◆ Objective
The required output is the block of lines from the line with "Reproduce this diagram with TikZ." to the line with "(T) at (134,135)", endpoints included and pictures omitted.

** Start of Data rows **

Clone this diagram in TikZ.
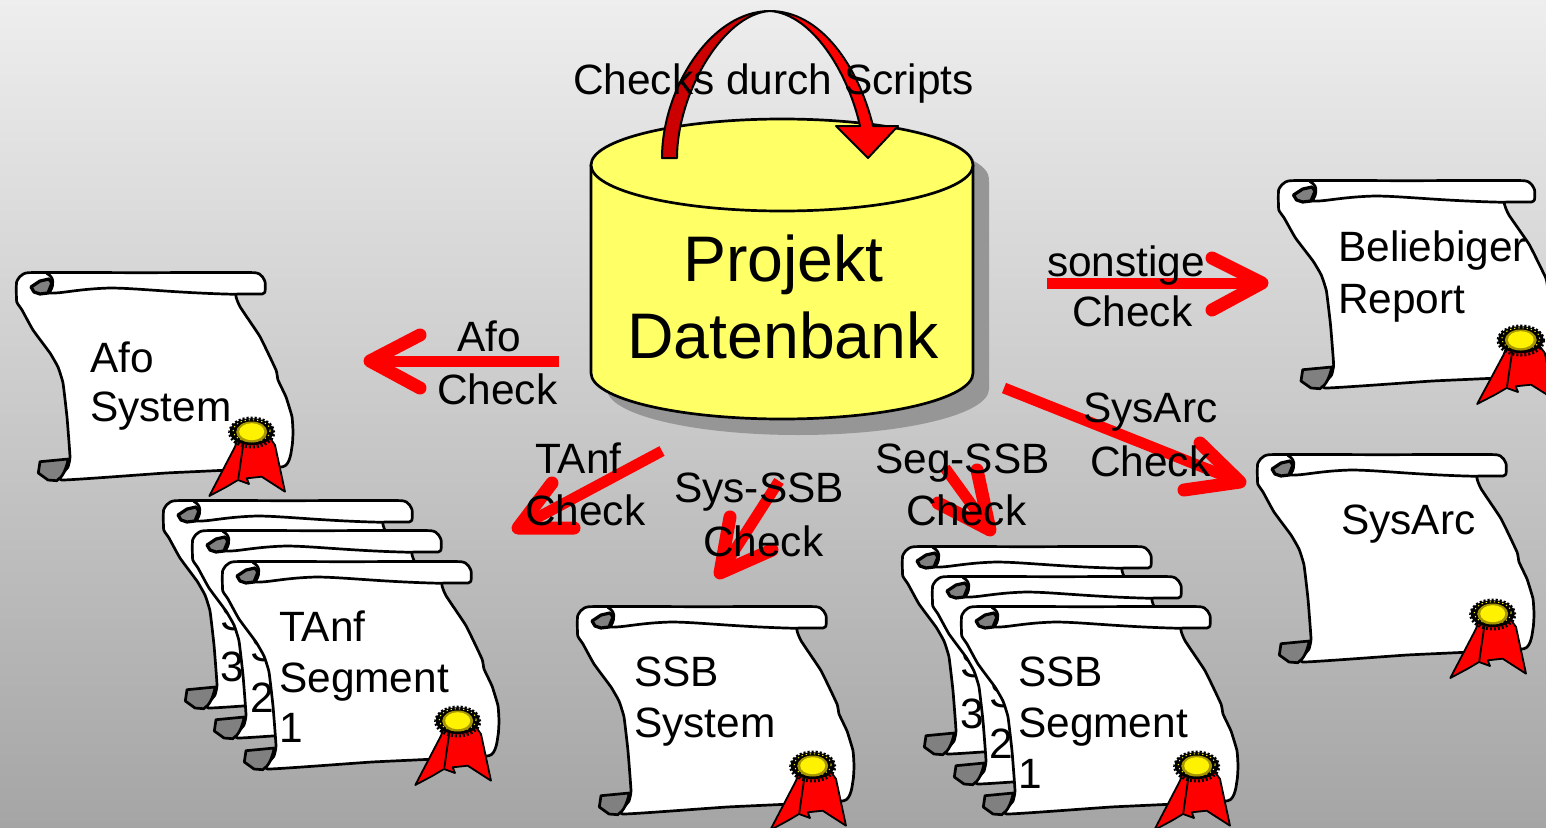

** End of Data rows **
** Start of Data rows **

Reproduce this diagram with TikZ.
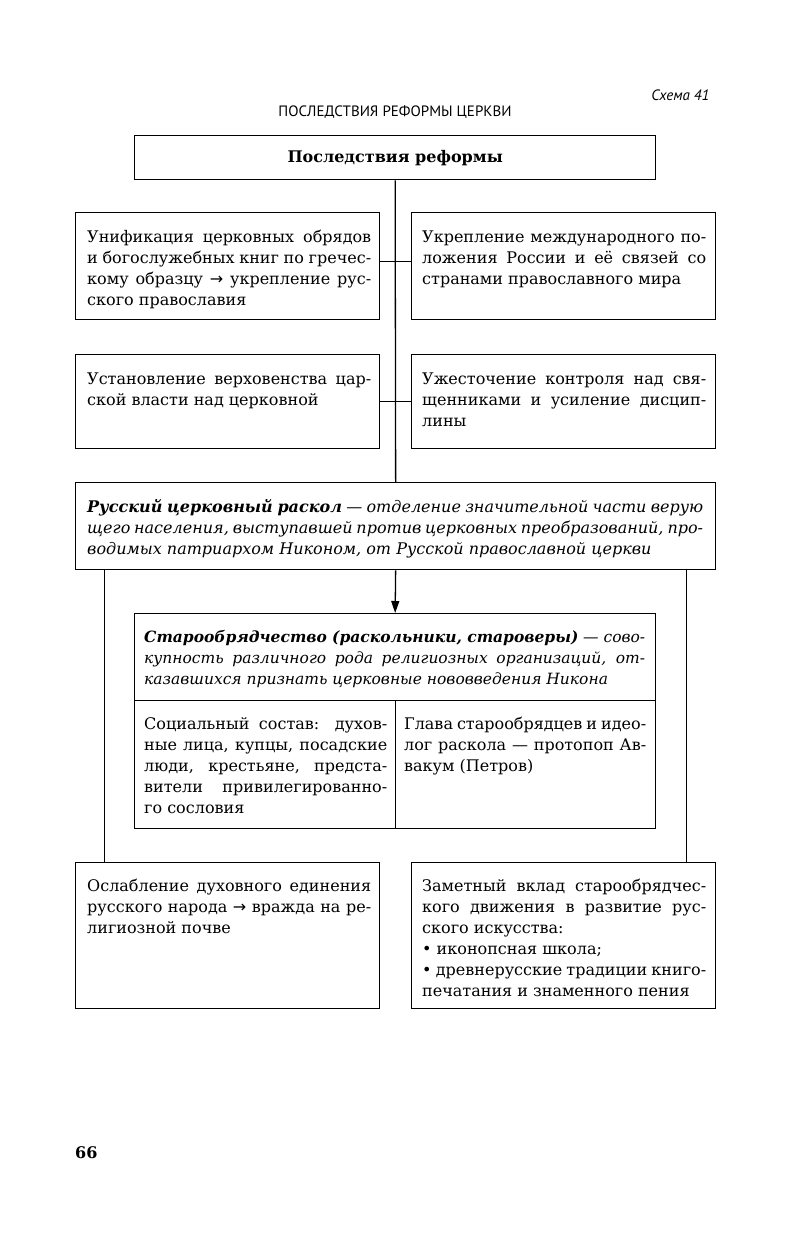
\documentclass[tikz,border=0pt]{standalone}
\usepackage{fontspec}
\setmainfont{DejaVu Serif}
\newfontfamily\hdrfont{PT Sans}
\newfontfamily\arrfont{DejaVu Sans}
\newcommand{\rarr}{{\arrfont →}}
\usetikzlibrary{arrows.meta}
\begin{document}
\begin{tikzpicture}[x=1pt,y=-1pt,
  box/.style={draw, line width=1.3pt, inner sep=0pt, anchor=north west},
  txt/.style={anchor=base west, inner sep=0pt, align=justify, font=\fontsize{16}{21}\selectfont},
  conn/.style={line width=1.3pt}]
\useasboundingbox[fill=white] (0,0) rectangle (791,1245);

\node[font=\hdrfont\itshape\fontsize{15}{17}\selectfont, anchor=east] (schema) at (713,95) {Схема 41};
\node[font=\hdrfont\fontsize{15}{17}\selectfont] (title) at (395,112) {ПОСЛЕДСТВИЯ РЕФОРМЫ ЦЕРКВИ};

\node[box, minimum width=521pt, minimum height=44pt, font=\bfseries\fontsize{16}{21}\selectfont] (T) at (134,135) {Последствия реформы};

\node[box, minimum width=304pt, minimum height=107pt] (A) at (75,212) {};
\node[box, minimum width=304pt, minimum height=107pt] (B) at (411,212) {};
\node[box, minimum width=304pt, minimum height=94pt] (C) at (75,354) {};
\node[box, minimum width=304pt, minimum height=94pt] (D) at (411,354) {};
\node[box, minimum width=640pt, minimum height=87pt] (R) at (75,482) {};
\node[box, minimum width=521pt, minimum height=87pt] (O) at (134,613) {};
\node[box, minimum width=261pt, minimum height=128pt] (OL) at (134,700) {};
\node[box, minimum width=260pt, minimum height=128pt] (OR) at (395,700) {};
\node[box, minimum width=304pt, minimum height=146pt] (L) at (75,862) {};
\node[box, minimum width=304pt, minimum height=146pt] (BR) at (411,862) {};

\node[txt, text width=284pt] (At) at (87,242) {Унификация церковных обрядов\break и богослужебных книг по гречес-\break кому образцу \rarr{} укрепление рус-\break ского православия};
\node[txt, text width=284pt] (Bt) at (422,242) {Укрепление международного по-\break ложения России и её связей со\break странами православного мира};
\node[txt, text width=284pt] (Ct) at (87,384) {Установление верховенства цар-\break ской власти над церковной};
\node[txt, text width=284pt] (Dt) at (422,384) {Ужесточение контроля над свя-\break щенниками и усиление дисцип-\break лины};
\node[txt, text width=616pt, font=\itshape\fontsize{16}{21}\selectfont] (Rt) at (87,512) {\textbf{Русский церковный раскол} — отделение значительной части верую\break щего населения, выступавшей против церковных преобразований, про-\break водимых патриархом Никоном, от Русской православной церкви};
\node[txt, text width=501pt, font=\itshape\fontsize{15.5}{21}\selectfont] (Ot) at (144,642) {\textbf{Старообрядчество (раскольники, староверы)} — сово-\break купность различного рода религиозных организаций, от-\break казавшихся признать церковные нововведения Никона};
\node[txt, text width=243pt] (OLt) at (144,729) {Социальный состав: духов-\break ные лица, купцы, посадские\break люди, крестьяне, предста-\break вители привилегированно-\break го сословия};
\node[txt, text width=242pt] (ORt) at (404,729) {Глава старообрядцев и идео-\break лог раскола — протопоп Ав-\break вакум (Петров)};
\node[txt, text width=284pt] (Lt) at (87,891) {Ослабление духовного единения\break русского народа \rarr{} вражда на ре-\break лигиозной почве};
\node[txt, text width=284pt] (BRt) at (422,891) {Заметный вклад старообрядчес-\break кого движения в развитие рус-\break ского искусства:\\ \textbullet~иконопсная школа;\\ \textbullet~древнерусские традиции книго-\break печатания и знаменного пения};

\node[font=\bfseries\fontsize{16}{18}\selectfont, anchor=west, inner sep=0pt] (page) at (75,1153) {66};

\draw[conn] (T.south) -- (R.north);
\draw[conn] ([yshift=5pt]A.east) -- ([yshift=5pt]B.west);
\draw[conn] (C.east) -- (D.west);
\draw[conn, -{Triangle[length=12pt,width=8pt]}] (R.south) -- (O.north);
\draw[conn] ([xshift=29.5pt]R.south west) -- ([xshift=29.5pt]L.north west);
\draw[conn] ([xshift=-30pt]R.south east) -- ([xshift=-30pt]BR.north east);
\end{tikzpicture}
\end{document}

** End of Data rows **
** Start of Data rows **

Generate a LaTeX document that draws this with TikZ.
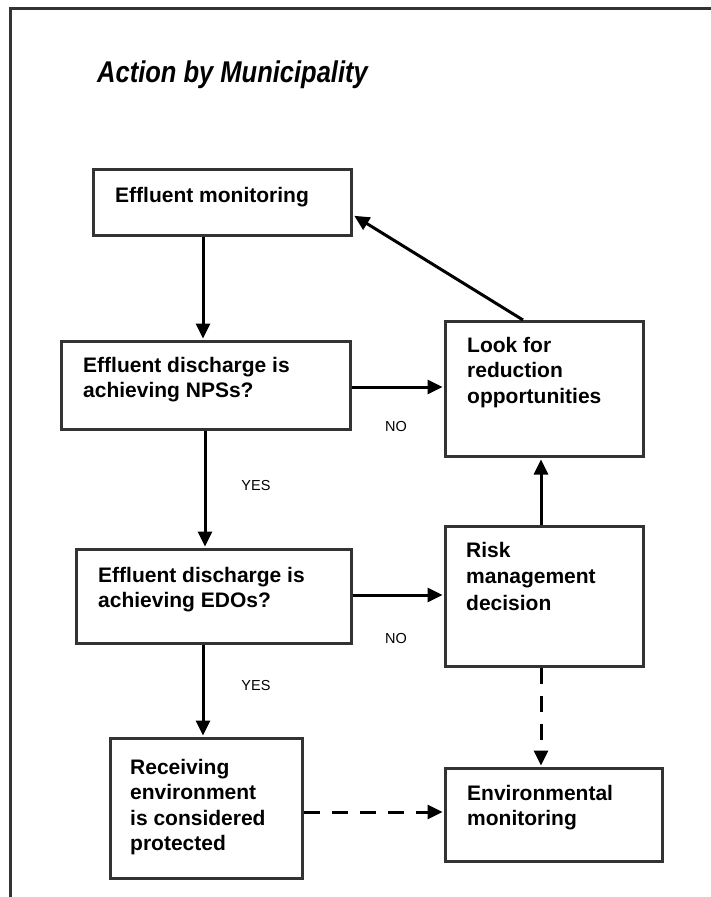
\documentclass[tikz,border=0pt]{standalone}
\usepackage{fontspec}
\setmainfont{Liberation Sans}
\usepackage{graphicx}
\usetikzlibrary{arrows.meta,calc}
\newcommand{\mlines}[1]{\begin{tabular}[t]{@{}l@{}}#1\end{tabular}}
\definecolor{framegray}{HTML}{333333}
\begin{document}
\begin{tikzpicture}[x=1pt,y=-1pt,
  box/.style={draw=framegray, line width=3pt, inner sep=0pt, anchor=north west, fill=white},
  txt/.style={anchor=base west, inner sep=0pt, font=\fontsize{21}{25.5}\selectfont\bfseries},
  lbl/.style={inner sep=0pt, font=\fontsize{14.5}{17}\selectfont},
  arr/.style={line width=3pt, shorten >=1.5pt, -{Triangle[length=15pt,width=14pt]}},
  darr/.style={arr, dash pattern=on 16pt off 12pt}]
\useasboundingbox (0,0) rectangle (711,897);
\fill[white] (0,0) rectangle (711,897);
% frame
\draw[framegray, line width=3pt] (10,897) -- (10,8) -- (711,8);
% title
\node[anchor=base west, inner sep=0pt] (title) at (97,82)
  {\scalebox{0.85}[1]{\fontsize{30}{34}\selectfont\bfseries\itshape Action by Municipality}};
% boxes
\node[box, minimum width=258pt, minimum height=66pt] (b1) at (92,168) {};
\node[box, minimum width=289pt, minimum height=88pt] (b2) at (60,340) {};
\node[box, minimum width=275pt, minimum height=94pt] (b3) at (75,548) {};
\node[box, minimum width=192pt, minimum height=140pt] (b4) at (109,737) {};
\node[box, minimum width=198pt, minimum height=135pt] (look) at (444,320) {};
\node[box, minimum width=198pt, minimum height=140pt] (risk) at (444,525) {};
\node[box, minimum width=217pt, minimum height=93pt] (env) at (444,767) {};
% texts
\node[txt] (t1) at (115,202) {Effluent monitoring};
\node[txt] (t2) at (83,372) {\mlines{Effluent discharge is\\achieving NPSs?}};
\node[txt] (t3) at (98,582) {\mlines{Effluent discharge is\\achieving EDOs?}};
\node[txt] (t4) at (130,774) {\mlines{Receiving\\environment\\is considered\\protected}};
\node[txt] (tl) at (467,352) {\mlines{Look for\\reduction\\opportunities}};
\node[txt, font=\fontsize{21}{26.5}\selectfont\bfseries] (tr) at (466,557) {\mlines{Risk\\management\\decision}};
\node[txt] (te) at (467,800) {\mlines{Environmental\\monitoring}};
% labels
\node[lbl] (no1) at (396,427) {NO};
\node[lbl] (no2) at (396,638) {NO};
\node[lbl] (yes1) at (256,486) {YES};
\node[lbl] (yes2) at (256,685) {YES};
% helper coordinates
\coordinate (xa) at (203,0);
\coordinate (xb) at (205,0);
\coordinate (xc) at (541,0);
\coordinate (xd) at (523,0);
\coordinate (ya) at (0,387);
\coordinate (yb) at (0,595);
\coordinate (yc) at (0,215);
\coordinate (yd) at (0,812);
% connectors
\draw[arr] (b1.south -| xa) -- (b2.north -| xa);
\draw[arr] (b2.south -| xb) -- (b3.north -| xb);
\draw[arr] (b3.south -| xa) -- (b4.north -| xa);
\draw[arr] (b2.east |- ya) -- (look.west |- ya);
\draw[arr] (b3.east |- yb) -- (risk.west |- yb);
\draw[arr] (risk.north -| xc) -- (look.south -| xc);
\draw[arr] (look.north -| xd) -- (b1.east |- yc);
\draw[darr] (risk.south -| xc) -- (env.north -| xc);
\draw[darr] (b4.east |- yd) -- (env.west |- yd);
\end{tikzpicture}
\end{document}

** End of Data rows **

◆ Task output
Reproduce this diagram with TikZ.
\documentclass[tikz,border=0pt]{standalone}
\usepackage{fontspec}
\setmainfont{DejaVu Serif}
\newfontfamily\hdrfont{PT Sans}
\newfontfamily\arrfont{DejaVu Sans}
\newcommand{\rarr}{{\arrfont →}}
\usetikzlibrary{arrows.meta}
\begin{document}
\begin{tikzpicture}[x=1pt,y=-1pt,
  box/.style={draw, line width=1.3pt, inner sep=0pt, anchor=north west},
  txt/.style={anchor=base west, inner sep=0pt, align=justify, font=\fontsize{16}{21}\selectfont},
  conn/.style={line width=1.3pt}]
\useasboundingbox[fill=white] (0,0) rectangle (791,1245);

\node[font=\hdrfont\itshape\fontsize{15}{17}\selectfont, anchor=east] (schema) at (713,95) {Схема 41};
\node[font=\hdrfont\fontsize{15}{17}\selectfont] (title) at (395,112) {ПОСЛЕДСТВИЯ РЕФОРМЫ ЦЕРКВИ};

\node[box, minimum width=521pt, minimum height=44pt, font=\bfseries\fontsize{16}{21}\selectfont] (T) at (134,135) {Последствия реформы};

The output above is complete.